### WRITTEN TASK
Determine how many lines in the entries below include "with". The reply should be that number and nothing else.
------ GIVEN RECORDS
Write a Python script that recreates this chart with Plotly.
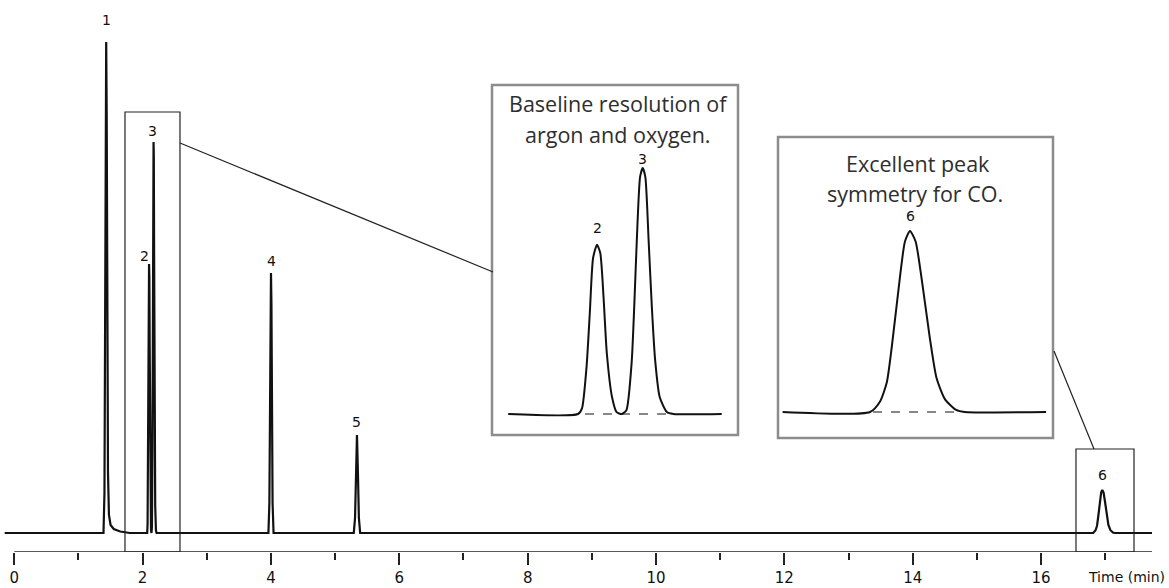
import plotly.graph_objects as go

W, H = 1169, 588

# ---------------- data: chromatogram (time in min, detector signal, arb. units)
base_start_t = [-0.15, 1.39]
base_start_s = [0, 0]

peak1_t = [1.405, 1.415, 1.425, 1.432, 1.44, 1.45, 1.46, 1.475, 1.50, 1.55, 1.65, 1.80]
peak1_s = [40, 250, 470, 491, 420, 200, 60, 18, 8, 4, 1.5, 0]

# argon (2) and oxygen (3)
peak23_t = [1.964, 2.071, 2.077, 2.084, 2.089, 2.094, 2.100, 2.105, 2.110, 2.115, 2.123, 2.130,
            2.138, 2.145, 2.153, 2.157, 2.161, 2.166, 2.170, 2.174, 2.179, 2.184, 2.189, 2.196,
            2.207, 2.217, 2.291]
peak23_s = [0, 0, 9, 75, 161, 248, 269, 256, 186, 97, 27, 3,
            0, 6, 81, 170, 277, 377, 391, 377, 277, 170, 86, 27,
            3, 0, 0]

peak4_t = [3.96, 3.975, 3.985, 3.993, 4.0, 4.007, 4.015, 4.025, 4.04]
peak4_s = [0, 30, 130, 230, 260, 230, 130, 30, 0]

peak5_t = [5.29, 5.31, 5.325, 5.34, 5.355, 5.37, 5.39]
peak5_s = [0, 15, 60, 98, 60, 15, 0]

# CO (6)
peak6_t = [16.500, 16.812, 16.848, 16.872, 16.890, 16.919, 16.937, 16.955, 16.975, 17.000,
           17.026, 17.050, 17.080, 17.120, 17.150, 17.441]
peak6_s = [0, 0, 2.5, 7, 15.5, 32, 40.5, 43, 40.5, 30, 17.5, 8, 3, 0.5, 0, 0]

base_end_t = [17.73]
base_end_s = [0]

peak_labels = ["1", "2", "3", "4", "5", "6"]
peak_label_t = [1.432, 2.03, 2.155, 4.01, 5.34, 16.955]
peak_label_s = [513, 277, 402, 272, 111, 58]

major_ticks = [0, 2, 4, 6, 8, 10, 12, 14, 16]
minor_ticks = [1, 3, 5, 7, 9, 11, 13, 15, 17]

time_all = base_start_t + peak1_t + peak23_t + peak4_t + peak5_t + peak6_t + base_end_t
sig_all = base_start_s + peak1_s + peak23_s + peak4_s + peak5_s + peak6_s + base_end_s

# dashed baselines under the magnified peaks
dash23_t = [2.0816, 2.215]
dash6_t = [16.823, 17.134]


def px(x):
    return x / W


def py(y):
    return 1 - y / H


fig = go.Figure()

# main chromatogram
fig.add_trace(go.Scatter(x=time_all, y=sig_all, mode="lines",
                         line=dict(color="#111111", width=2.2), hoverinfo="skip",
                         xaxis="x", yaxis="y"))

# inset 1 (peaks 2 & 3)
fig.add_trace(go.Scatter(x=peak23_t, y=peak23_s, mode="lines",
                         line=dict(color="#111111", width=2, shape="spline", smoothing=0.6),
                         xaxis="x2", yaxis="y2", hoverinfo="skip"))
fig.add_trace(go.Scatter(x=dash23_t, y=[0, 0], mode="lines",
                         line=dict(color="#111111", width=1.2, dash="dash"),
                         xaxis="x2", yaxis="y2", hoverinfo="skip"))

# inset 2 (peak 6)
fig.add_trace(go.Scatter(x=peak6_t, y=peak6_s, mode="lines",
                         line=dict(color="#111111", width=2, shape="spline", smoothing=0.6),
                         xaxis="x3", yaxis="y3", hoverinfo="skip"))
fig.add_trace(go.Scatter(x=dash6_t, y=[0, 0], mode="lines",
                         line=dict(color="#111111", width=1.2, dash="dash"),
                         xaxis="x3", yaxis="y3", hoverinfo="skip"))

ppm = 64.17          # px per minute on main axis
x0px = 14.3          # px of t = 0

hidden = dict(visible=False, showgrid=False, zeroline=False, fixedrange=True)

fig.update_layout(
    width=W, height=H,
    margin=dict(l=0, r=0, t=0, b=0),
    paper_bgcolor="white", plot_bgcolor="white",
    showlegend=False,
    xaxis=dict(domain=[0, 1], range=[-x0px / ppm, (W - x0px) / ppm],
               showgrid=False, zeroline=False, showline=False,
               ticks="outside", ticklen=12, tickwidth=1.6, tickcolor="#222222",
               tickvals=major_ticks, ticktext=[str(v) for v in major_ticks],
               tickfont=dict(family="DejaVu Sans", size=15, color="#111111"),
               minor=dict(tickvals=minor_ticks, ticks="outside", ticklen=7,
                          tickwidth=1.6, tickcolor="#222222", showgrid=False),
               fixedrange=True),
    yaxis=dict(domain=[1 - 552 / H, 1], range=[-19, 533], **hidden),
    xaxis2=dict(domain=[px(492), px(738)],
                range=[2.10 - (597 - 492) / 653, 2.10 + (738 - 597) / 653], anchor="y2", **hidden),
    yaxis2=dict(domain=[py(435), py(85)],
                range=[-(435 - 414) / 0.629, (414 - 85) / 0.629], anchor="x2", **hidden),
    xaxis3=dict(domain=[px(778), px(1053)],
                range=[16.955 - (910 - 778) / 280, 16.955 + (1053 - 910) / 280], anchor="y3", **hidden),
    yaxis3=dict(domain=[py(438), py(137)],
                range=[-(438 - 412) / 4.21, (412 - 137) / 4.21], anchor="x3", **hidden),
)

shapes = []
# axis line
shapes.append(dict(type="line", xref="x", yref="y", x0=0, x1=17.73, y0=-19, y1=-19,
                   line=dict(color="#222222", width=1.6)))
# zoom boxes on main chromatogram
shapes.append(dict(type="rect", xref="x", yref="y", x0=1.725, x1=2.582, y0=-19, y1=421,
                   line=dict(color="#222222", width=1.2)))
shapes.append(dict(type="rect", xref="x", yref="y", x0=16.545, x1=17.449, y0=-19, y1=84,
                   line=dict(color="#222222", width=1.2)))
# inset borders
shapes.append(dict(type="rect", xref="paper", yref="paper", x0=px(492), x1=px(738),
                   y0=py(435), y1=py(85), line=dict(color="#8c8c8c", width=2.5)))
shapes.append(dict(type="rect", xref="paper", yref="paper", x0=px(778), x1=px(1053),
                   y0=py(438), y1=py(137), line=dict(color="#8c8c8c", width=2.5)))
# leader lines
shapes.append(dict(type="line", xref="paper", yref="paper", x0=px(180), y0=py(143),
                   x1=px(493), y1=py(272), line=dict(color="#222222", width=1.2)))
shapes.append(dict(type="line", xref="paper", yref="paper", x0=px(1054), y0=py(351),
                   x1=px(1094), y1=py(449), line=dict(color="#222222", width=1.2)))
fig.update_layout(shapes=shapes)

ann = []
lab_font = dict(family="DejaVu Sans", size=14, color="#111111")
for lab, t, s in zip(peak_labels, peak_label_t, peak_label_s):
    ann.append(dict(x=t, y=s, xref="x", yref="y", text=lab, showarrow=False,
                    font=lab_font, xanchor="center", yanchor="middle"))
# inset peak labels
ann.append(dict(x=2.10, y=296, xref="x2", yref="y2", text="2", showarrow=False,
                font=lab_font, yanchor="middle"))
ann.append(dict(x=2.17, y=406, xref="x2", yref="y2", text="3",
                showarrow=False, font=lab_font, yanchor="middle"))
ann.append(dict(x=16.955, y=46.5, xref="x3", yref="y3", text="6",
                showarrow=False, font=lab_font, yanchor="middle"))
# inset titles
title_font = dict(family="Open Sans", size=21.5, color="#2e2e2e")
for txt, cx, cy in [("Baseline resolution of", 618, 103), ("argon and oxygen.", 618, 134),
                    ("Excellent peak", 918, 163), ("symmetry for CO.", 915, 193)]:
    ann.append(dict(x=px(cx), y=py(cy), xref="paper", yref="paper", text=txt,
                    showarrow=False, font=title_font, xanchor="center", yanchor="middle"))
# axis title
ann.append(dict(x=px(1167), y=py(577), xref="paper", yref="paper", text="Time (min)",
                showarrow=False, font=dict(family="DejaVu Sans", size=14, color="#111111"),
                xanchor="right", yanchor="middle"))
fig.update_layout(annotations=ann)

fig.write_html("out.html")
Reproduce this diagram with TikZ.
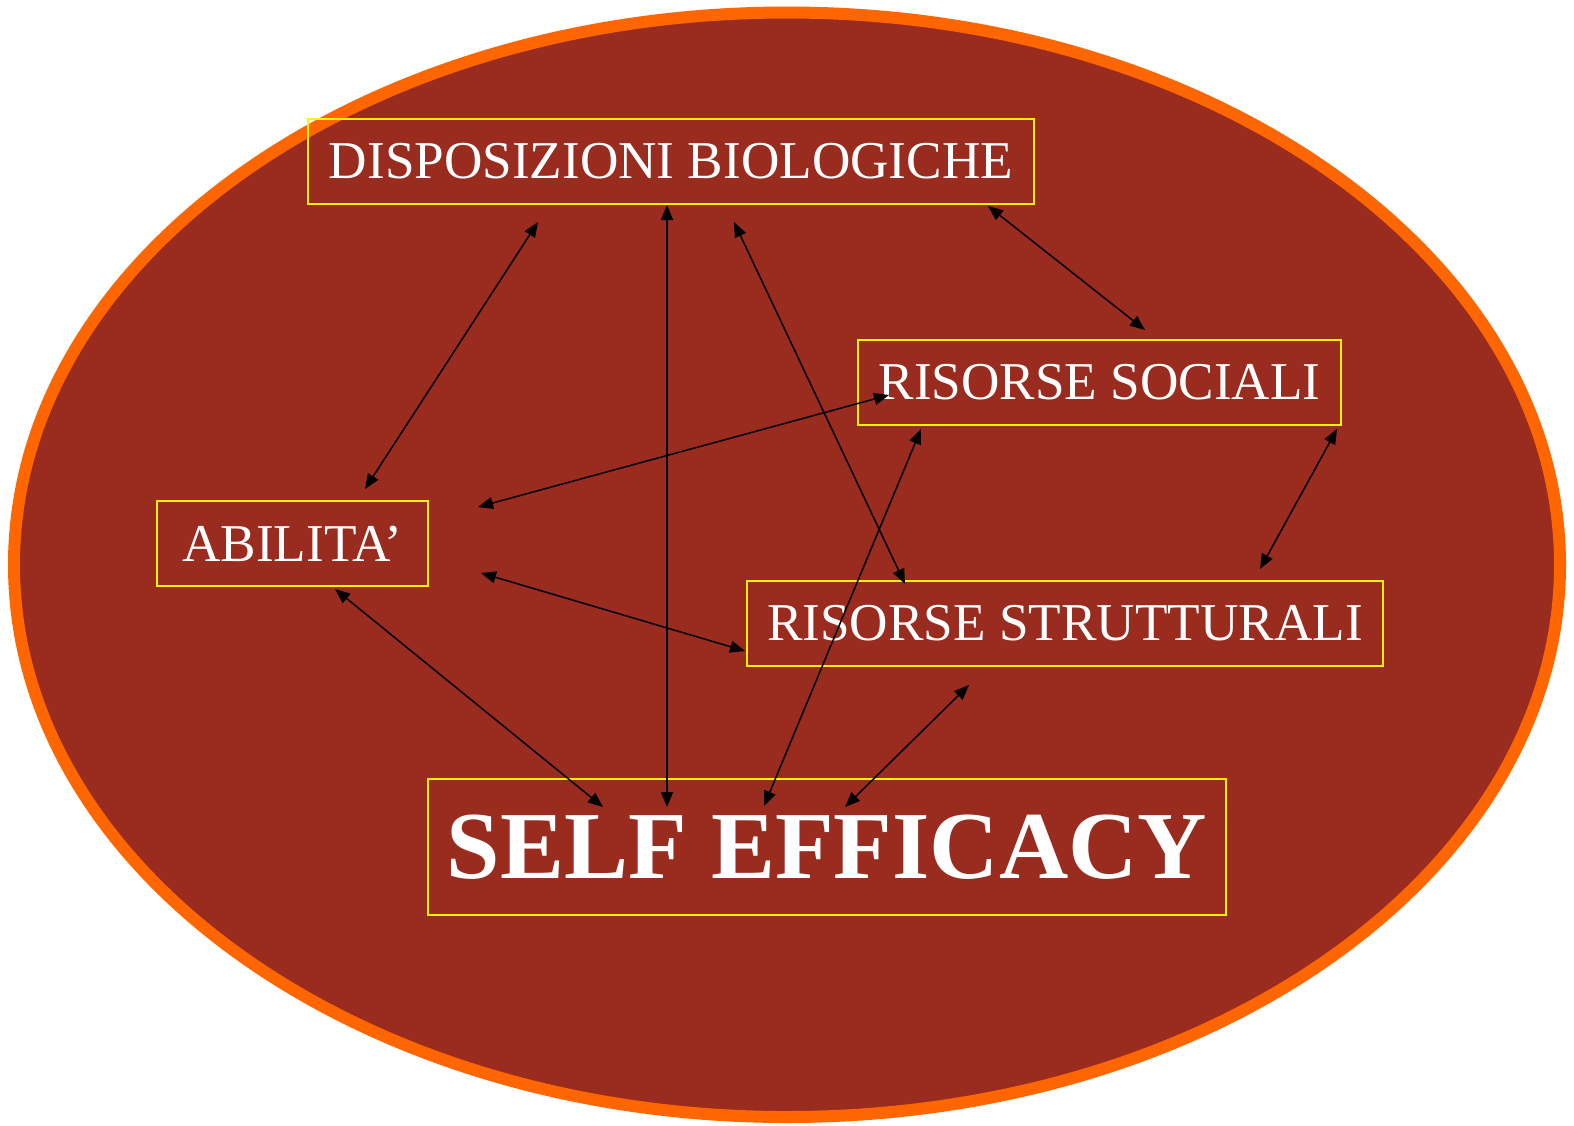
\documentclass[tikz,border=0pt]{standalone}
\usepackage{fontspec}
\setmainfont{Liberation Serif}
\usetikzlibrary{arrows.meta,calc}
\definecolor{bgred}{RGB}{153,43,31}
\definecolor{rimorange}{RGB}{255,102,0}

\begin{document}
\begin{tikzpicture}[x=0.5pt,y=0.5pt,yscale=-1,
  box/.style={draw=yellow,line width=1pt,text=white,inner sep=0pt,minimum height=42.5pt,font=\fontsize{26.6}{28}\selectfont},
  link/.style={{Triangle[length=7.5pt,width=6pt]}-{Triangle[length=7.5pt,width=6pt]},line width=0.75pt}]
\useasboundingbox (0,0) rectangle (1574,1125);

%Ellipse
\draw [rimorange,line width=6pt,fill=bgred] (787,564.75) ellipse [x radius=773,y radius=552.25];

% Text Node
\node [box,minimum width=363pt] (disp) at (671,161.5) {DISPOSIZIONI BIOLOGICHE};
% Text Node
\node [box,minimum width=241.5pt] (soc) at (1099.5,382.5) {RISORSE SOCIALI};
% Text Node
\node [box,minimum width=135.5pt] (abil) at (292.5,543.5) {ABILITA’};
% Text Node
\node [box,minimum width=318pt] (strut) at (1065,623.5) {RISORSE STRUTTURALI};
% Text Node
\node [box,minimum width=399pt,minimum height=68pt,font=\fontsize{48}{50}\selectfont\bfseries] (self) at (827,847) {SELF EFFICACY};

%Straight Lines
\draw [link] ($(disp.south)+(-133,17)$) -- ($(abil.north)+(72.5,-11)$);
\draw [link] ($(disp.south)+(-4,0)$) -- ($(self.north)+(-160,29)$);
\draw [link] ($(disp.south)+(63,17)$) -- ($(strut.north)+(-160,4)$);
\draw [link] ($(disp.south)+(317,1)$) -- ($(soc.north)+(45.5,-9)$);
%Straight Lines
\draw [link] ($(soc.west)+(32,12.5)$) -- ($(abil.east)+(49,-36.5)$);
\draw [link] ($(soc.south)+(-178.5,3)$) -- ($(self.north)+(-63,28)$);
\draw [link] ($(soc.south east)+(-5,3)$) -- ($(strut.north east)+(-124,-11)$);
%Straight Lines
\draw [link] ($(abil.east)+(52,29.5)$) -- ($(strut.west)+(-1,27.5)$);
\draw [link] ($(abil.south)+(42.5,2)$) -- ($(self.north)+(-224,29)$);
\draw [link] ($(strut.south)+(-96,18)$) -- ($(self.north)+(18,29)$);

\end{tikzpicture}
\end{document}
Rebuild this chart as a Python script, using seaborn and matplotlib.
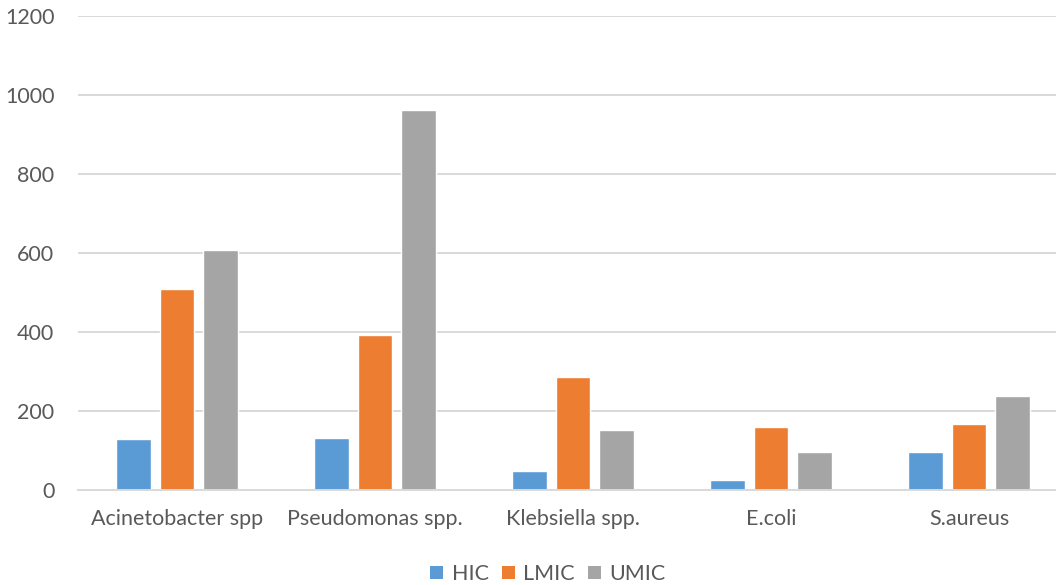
------------
### FULL OUTPUT
2